I recall my immediate response being perfectly natural, probably involving a little shriek. Not surprisingly, my outburst prompted a query from Kathy. I replied, coolly as I could, "THERE'S A BAT IN THE HOUSE!"
(Bats, I've since learned, hibernate, and evidently this rascal, after choosing our Fraser fir for his long winter's nap, dozed straight through the tree chopping, the dragging to the car, the drive back to Chicago, the trip upstairs to our place and the tree-trimming, only to awaken after a week in our nice warm condo.)
At this point, I remembered my brother talking about his bat experiences in Minnesota, even recalling the takeaway: Bats will use their echolocation to find open doors and windows.
I opened the door to the balcony, then pondered how to drive the airborne rodent, now circling the master bedroom, back toward the living room and the open balcony door. Arming Kathy with a broom, I made my way toward the guest bedroom to find my tennis racquet--the bat wrangler's obvious tool of choice.
Racquet in hand, I'd just stepped back into the hall when the intruder exited the bedroom, buzzed past my face and flew back up the hall. Bleating an alert to Kathy, I crept back toward the living room.
By the time I met Kathy in the living room, there was no sign of the bat. We assumed he'd flown out the door, though uncomfortable uncertainty remained.
Ultimately, this holiday crisis caused little damage, other than to my reputation, leaving Kathy quick to tell others of my fear of bats.
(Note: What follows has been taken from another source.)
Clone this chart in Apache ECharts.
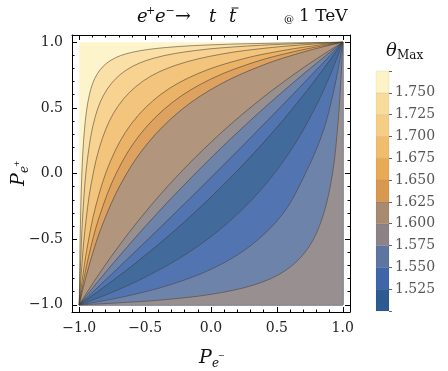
<!DOCTYPE html>
<html><head><meta charset="utf-8">
<script src="https://cdn.jsdelivr.net/npm/echarts@6/dist/echarts.min.js"></script>
<style>html,body{margin:0;padding:0;background:#fff}#c{width:448px;height:371px}</style>
</head><body><div id="c"></div>
<script>
// ---- data ----
const majorTicks = [-1, -0.5, 0, 0.5, 1];
const minorTicks = [-0.9,-0.8,-0.7,-0.6,-0.4,-0.3,-0.2,-0.1,0.1,0.2,0.3,0.4,0.6,0.7,0.8,0.9];
const bandEdges = [1.5,1.525,1.55,1.575,1.6,1.625,1.65,1.675,1.7,1.725,1.75,1.775];
const bandColors = ['#2d5a91','#3f66a9','#5e75a1','#8d8285','#a88a6e','#d9984e','#e9aa56','#f0bd6d','#f6cd85','#f9dc9c','#fdf3c6'];
// theta value representative of each region, from upper-left corner to lower-right corner
const regionValues = [1.76,1.74,1.71,1.69,1.66,1.64,1.61,1.59,1.56,1.54,1.51,1.54,1.56,1.59];
const contourLevels = [1.75,1.725,1.7,1.675,1.65,1.625,1.6,1.575,1.55,1.525,1.525,1.55,1.575];
// contour lines (P_e-, P_e+)
const cont1750 = [[-1,-1],[-0.998,-0.849],[-0.993,-0.501],[-0.982,-0.051],[-0.960,0.336],[-0.922,0.604],[-0.862,0.761],[-0.761,0.862],[-0.604,0.922],[-0.336,0.960],[0.051,0.982],[0.501,0.993],[0.849,0.998],[1,1]];
const cont1725 = [[-1,-1],[-0.997,-0.902],[-0.989,-0.655],[-0.971,-0.277],[-0.937,0.116],[-0.878,0.435],[-0.787,0.644],[-0.644,0.787],[-0.435,0.878],[-0.116,0.937],[0.277,0.971],[0.655,0.989],[0.902,0.997],[1,1]];
const cont1700 = [[-1,-1],[-0.996,-0.932],[-0.984,-0.751],[-0.958,-0.444],[-0.909,-0.077],[-0.825,0.266],[-0.703,0.517],[-0.517,0.703],[-0.266,0.825],[0.077,0.909],[0.444,0.958],[0.751,0.984],[0.932,0.996],[1,1]];
const cont1675 = [[-1,-1],[-0.995,-0.952],[-0.978,-0.818],[-0.941,-0.572],[-0.874,-0.246],[-0.761,0.099],[-0.604,0.379],[-0.379,0.604],[-0.099,0.761],[0.246,0.874],[0.572,0.941],[0.818,0.978],[0.952,0.995],[1,1]];
const cont1650 = [[-1,-1],[-0.993,-0.960],[-0.973,-0.847],[-0.929,-0.633],[-0.849,-0.333],[-0.718,0.004],[-0.540,0.295],[-0.295,0.540],[-0.004,0.718],[0.333,0.849],[0.633,0.929],[0.847,0.973],[0.960,0.993],[1,1]];
const cont1625 = [[-1,-1],[-0.992,-0.965],[-0.969,-0.867],[-0.918,-0.675],[-0.827,-0.398],[-0.680,-0.071],[-0.485,0.225],[-0.225,0.485],[0.071,0.680],[0.398,0.827],[0.675,0.918],[0.867,0.969],[0.965,0.992],[1,1]];
const cont1600 = [[-1,-1],[-0.987,-0.979],[-0.949,-0.918],[-0.867,-0.792],[-0.727,-0.590],[-0.517,-0.317],[-0.265,-0.028],[0.028,0.265],[0.317,0.517],[0.590,0.727],[0.792,0.867],[0.918,0.949],[0.979,0.987],[1,1]];
const cont1575 = [[-1,-1],[-0.986,-0.982],[-0.942,-0.927],[-0.851,-0.814],[-0.696,-0.629],[-0.470,-0.371],[-0.207,-0.090],[0.090,0.207],[0.371,0.470],[0.629,0.696],[0.814,0.851],[0.927,0.942],[0.982,0.986],[1,1]];
const cont1550 = [[-1,-1],[-0.983,-0.984],[-0.933,-0.937],[-0.829,-0.838],[-0.655,-0.672],[-0.409,-0.434],[-0.134,-0.164],[0.164,0.134],[0.434,0.409],[0.672,0.655],[0.838,0.829],[0.937,0.933],[0.984,0.983],[1,1]];
const cont1525 = [[-1,-1],[-0.980,-0.986],[-0.923,-0.946],[-0.804,-0.859],[-0.610,-0.712],[-0.344,-0.494],[-0.059,-0.236],[0.236,0.059],[0.494,0.344],[0.712,0.610],[0.859,0.804],[0.946,0.923],[0.986,0.980],[1,1]];
const cont1525b = [[-1,-1],[-0.973,-0.990],[-0.893,-0.961],[-0.734,-0.898],[-0.492,-0.786],[-0.186,-0.612],[0.111,-0.390],[0.390,-0.111],[0.612,0.186],[0.786,0.492],[0.898,0.734],[0.961,0.893],[0.990,0.973],[1,1]];
const cont1550b = [[-1,-1],[-0.959,-0.994],[-0.844,-0.974],[-0.627,-0.931],[-0.324,-0.852],[0.014,-0.723],[0.304,-0.547],[0.547,-0.304],[0.723,0.014],[0.852,0.324],[0.931,0.627],[0.974,0.844],[0.994,0.959],[1,1]];
const cont1575b = [[-1,-1],[-0.922,-0.997],[-0.719,-0.986],[-0.385,-0.964],[-0.006,-0.921],[0.331,-0.847],[0.568,-0.737],[0.737,-0.568],[0.847,-0.331],[0.921,-0.006],[0.964,0.385],[0.986,0.719],[0.997,0.922],[1,1]];
const domainCorners = [[-1,-1],[-1,1],[1,1],[1,-1]];

const contours = [cont1750,cont1725,cont1700,cont1675,cont1650,cont1625,cont1600,cont1575,cont1550,cont1525,cont1525b,cont1550b,cont1575b];

// ---- helpers ----
function bandOf(v){ for (let i=0;i<bandEdges.length-1;i++){ if (v>=bandEdges[i] && v<bandEdges[i+1]) return i; } return bandEdges.length-2; }
function lighten(hex, t){
  const n = parseInt(hex.slice(1),16); const r=(n>>16)&255,g=(n>>8)&255,b=n&255;
  const f=c=>Math.round(c+(255-c)*t);
  return 'rgb('+f(r)+','+f(g)+','+f(b)+')';
}
const fmt = v => { const s = Math.abs(v).toFixed(1); return v < -1e-9 ? '\u2212'+s : s; };
const SERIF = 'DejaVu Serif';
const LIM = 1.055;
const SMOOTH = 0.35;

function ax(pos, ticks, len, withLine, withLabel){
  return {type:'value', gridIndex:0, position:pos, min:-LIM, max:LIM,
    axisLine:{show:withLine, onZero:false, lineStyle:{color:'#000', width:1}},
    axisTick:{show:true, inside:true, length:len, customValues:ticks, lineStyle:{color:'#000', width:1}},
    axisLabel:{show:withLabel, customValues:ticks, formatter:fmt, margin:9, fontFamily:SERIF, fontSize:14, color:'#222'},
    splitLine:{show:false}};
}
function txt(x, y, s, size, italic, fill){
  return {type:'text', x:x, y:y, silent:true, style:{text:s, fontFamily:SERIF, fontSize:size, fontStyle:italic?'italic':'normal', fill:fill||'#111', verticalAlign:'middle', align:'left'}};
}
function constraint(api){
  const a = api.coord([-1, 1]), b = api.coord([1, -1]);
  return [[a[0], a[1]], [b[0], b[1]]];
}

const chart = echarts.init(document.getElementById('c'), null, {renderer:'canvas'});
chart.setOption({
  animation:false,
  backgroundColor:'#fff',
  grid:[{left:72, top:35, width:278, height:277},{left:376, top:71, width:13, height:240}],
  xAxis:[
    ax('bottom', majorTicks, 5, true, true),
    ax('bottom', minorTicks, 2.5, false, false),
    ax('top', majorTicks, 5, true, false),
    ax('top', minorTicks, 2.5, false, false),
    {type:'category', gridIndex:1, data:['bar'], show:false}
  ],
  yAxis:[
    ax('left', majorTicks, 5, true, true),
    ax('left', minorTicks, 2.5, false, false),
    ax('right', majorTicks, 5, true, false),
    ax('right', minorTicks, 2.5, false, false),
    {type:'value', gridIndex:1, position:'right', min:1.5, max:1.775, interval:0.025,
      axisLine:{show:false}, splitLine:{show:false},
      axisTick:{show:true, inside:false, length:3, lineStyle:{color:'#666'}},
      axisLabel:{margin:6, fontFamily:SERIF, fontSize:14, color:'#555',
        formatter:v => (v>1.51 && v<1.765) ? v.toFixed(3) : ''}}
  ],
  graphic:[
    // title  e+ e- -> t tbar @ 1 TeV
    txt(137, 17, 'e', 18, true), txt(146, 11, '+', 11, false),
    txt(155, 17, 'e', 18, true), txt(165.5, 11, '\u2212', 11, false),
    txt(175, 17, '\u2192', 19, false),
    txt(209, 17, 't', 18, true), txt(229, 17, 't', 18, true),
    {type:'line', silent:true, shape:{x1:231.5, y1:8, x2:238.5, y2:8}, style:{stroke:'#111', lineWidth:1}},
    txt(284, 19, '@', 10, false), txt(299, 17, '1 TeV', 17, false),
    // colorbar title
    txt(386, 51, '\u03b8', 18, true), txt(397, 56, 'Max', 12, false),
    // x-axis title
    txt(199, 358, 'P', 19, true), txt(212, 364, 'e', 12, true), txt(218, 356, '\u2212', 8, false),
    // y-axis title (rotated)
    {type:'group', x:19, y:186, rotation:Math.PI/2, children:[
      txt(0, 0, 'P', 19, true), txt(13, 6, 'e', 12, true), txt(19, -2, '+', 8, false)
    ]}
  ],
  series:[
    {type:'custom', coordinateSystem:'cartesian2d', xAxisIndex:0, yAxisIndex:0, silent:true, clip:false,
      data: regionValues.map((v,i)=>({value:[i, v]})),
      renderItem(params, api){
        const i = params.dataIndex;
        const col = lighten(bandColors[bandOf(regionValues[i])], 0.1);
        if (i===0) return {type:'polygon', shape:{points: domainCorners.map(p=>api.coord(p))}, style:{fill:col}};
        const pts = contours[i-1].concat([[1,-1]]);
        return {type:'polygon', shape:{points: pts.map(p=>api.coord(p)), smooth:SMOOTH, smoothConstraint:constraint(api)}, style:{fill:col, stroke:col, lineWidth:0.6}};
      }},
    {type:'custom', coordinateSystem:'cartesian2d', xAxisIndex:0, yAxisIndex:0, silent:true, clip:false,
      data: contourLevels.map((v,i)=>({value:[i, v]})),
      renderItem(params, api){
        const pts = contours[params.dataIndex];
        return {type:'polyline', shape:{points: pts.map(p=>api.coord(p)), smooth:SMOOTH, smoothConstraint:constraint(api)}, style:{fill:null, stroke:'rgba(60,55,50,0.7)', lineWidth:0.75}};
      }},
    {type:'custom', coordinateSystem:'cartesian2d', xAxisIndex:4, yAxisIndex:4, silent:true,
      data: bandColors.map((c,i)=>({value:['bar', bandEdges[i], bandEdges[i+1]]})),
      renderItem(params, api){
        const i = params.dataIndex;
        const lo = api.coord(['bar', bandEdges[i]]), hi = api.coord(['bar', bandEdges[i+1]]);
        const w = api.size(['bar', 0])[0];
        return {type:'rect', shape:{x:lo[0]-w/2, y:hi[1], width:w, height:lo[1]-hi[1]}, style:{fill:bandColors[i], stroke:'rgba(0,0,0,0.12)', lineWidth:0.5}};
      }}
  ]
});
</script></body></html>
In truth, I'm not particularly frightened of bats. Rabies, however, does get my attention. And, of course, the entire experience made pretty quick work of all the guy points I'd stockpiled that morning with the car battery thing.
We haven't chopped down our own tree for a couple of years now, though abandoning that tradition had nothing to do with the bat. Rather, suffering from colds a couple of Decembers back, Kathy and I learned that we could get a perfectly nice tree at a garden center a mile or so from home. We do have some new holiday traditions, though. Each year, a toy bat has a prominent spot in our Christmas tree, while nearby sits a beribboned tennis racquet.
So, there it is, the tale of The Bat Who Came for Christmas. All that's left, I suppose, is to offer you season's greetings. And suggest you be ready for anything.